REQUIREMENTS: Repeat the listing exactly as given, omitting every image.

** BEGIN DATA PROVIDED **

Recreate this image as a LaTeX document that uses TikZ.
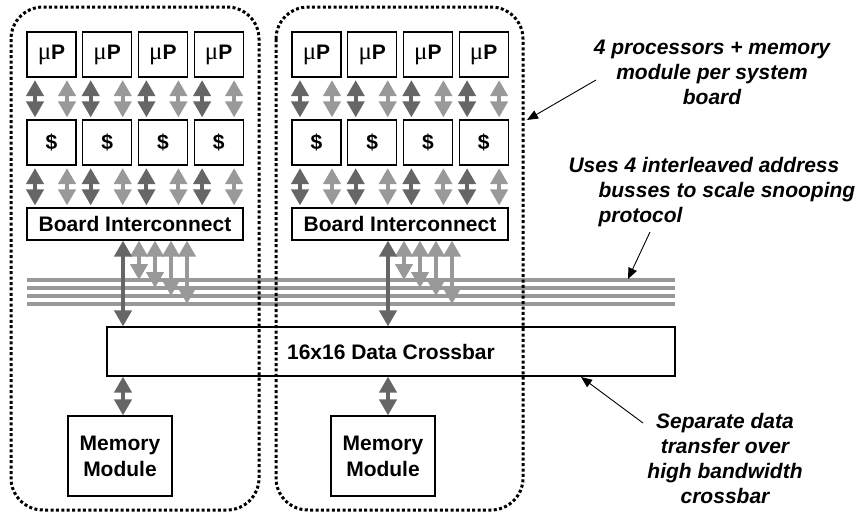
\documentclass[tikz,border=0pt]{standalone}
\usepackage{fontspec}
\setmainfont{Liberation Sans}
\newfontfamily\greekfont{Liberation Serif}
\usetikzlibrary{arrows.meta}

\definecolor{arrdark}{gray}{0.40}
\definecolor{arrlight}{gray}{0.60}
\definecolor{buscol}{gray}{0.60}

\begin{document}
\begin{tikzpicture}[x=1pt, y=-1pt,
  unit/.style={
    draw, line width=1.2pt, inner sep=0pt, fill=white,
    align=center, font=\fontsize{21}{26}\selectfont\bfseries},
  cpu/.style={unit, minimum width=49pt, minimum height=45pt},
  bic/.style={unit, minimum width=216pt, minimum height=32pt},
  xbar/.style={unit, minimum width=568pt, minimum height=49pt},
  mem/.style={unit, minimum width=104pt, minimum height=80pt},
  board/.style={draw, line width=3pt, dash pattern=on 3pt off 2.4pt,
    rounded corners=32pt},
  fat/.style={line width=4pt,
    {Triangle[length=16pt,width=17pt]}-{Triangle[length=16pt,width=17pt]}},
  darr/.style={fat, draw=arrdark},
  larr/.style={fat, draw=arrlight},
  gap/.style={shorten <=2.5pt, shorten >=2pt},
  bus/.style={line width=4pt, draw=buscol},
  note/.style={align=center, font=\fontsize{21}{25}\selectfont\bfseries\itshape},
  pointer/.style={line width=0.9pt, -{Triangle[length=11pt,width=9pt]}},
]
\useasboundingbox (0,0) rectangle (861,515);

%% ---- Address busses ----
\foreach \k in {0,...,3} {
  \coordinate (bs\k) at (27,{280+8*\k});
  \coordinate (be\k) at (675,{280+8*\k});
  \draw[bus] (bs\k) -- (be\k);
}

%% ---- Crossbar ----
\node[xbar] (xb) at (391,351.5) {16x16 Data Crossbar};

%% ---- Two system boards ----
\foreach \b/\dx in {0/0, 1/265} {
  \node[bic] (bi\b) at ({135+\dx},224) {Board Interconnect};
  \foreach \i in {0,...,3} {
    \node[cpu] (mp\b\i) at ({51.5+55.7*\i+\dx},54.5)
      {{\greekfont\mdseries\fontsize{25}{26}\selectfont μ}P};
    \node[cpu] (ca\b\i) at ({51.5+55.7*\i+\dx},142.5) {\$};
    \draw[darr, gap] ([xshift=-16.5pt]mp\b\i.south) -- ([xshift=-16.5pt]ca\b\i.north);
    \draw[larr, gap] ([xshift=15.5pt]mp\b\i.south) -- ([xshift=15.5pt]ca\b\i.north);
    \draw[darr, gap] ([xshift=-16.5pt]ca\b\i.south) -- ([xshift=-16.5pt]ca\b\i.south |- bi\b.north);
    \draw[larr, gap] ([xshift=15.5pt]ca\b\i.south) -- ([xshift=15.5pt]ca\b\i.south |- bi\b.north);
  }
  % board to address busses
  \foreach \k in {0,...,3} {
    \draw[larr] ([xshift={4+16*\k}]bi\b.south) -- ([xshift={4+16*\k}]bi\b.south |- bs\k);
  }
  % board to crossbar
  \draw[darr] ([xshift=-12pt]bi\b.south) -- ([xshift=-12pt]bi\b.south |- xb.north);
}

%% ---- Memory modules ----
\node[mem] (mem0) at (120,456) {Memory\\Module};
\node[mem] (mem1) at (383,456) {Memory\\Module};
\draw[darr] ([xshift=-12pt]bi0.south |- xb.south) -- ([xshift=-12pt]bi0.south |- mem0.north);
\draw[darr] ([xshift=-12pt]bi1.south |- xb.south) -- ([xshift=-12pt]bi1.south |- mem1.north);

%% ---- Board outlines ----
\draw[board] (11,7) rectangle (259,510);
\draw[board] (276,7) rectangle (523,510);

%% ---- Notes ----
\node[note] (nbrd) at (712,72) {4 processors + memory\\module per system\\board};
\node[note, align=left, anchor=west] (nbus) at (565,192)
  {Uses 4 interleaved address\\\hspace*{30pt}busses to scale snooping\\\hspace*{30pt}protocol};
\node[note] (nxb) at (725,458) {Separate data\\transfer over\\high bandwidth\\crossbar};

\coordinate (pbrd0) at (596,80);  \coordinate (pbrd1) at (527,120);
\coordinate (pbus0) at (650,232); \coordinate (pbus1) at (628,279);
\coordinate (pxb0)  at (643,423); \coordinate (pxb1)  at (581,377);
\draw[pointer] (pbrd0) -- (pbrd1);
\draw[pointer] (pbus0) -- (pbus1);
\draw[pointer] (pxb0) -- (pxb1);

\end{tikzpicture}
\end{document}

** END DATA PROVIDED **

FINISHED ANSWER:
Recreate this image as a LaTeX document that uses TikZ.
\documentclass[tikz,border=0pt]{standalone}
\usepackage{fontspec}
\setmainfont{Liberation Sans}
\newfontfamily\greekfont{Liberation Serif}
\usetikzlibrary{arrows.meta}

\definecolor{arrdark}{gray}{0.40}
\definecolor{arrlight}{gray}{0.60}
\definecolor{buscol}{gray}{0.60}

\begin{document}
\begin{tikzpicture}[x=1pt, y=-1pt,
  unit/.style={
    draw, line width=1.2pt, inner sep=0pt, fill=white,
    align=center, font=\fontsize{21}{26}\selectfont\bfseries},
  cpu/.style={unit, minimum width=49pt, minimum height=45pt},
  bic/.style={unit, minimum width=216pt, minimum height=32pt},
  xbar/.style={unit, minimum width=568pt, minimum height=49pt},
  mem/.style={unit, minimum width=104pt, minimum height=80pt},
  board/.style={draw, line width=3pt, dash pattern=on 3pt off 2.4pt,
    rounded corners=32pt},
  fat/.style={line width=4pt,
    {Triangle[length=16pt,width=17pt]}-{Triangle[length=16pt,width=17pt]}},
  darr/.style={fat, draw=arrdark},
  larr/.style={fat, draw=arrlight},
  gap/.style={shorten <=2.5pt, shorten >=2pt},
  bus/.style={line width=4pt, draw=buscol},
  note/.style={align=center, font=\fontsize{21}{25}\selectfont\bfseries\itshape},
  pointer/.style={line width=0.9pt, -{Triangle[length=11pt,width=9pt]}},
]
\useasboundingbox (0,0) rectangle (861,515);

%% ---- Address busses ----
\foreach \k in {0,...,3} {
  \coordinate (bs\k) at (27,{280+8*\k});
  \coordinate (be\k) at (675,{280+8*\k});
  \draw[bus] (bs\k) -- (be\k);
}

%% ---- Crossbar ----
\node[xbar] (xb) at (391,351.5) {16x16 Data Crossbar};

%% ---- Two system boards ----
\foreach \b/\dx in {0/0, 1/265} {
  \node[bic] (bi\b) at ({135+\dx},224) {Board Interconnect};
  \foreach \i in {0,...,3} {
    \node[cpu] (mp\b\i) at ({51.5+55.7*\i+\dx},54.5)
      {{\greekfont\mdseries\fontsize{25}{26}\selectfont μ}P};
    \node[cpu] (ca\b\i) at ({51.5+55.7*\i+\dx},142.5) {\$};
    \draw[darr, gap] ([xshift=-16.5pt]mp\b\i.south) -- ([xshift=-16.5pt]ca\b\i.north);
    \draw[larr, gap] ([xshift=15.5pt]mp\b\i.south) -- ([xshift=15.5pt]ca\b\i.north);
    \draw[darr, gap] ([xshift=-16.5pt]ca\b\i.south) -- ([xshift=-16.5pt]ca\b\i.south |- bi\b.north);
    \draw[larr, gap] ([xshift=15.5pt]ca\b\i.south) -- ([xshift=15.5pt]ca\b\i.south |- bi\b.north);
  }
  % board to address busses
  \foreach \k in {0,...,3} {
    \draw[larr] ([xshift={4+16*\k}]bi\b.south) -- ([xshift={4+16*\k}]bi\b.south |- bs\k);
  }
  % board to crossbar
  \draw[darr] ([xshift=-12pt]bi\b.south) -- ([xshift=-12pt]bi\b.south |- xb.north);
}

%% ---- Memory modules ----
\node[mem] (mem0) at (120,456) {Memory\\Module};
\node[mem] (mem1) at (383,456) {Memory\\Module};
\draw[darr] ([xshift=-12pt]bi0.south |- xb.south) -- ([xshift=-12pt]bi0.south |- mem0.north);
\draw[darr] ([xshift=-12pt]bi1.south |- xb.south) -- ([xshift=-12pt]bi1.south |- mem1.north);

%% ---- Board outlines ----
\draw[board] (11,7) rectangle (259,510);
\draw[board] (276,7) rectangle (523,510);

%% ---- Notes ----
\node[note] (nbrd) at (712,72) {4 processors + memory\\module per system\\board};
\node[note, align=left, anchor=west] (nbus) at (565,192)
  {Uses 4 interleaved address\\\hspace*{30pt}busses to scale snooping\\\hspace*{30pt}protocol};
\node[note] (nxb) at (725,458) {Separate data\\transfer over\\high bandwidth\\crossbar};

\coordinate (pbrd0) at (596,80);  \coordinate (pbrd1) at (527,120);
\coordinate (pbus0) at (650,232); \coordinate (pbus1) at (628,279);
\coordinate (pxb0)  at (643,423); \coordinate (pxb1)  at (581,377);
\draw[pointer] (pbrd0) -- (pbrd1);
\draw[pointer] (pbus0) -- (pbus1);
\draw[pointer] (pxb0) -- (pxb1);

\end{tikzpicture}
\end{document}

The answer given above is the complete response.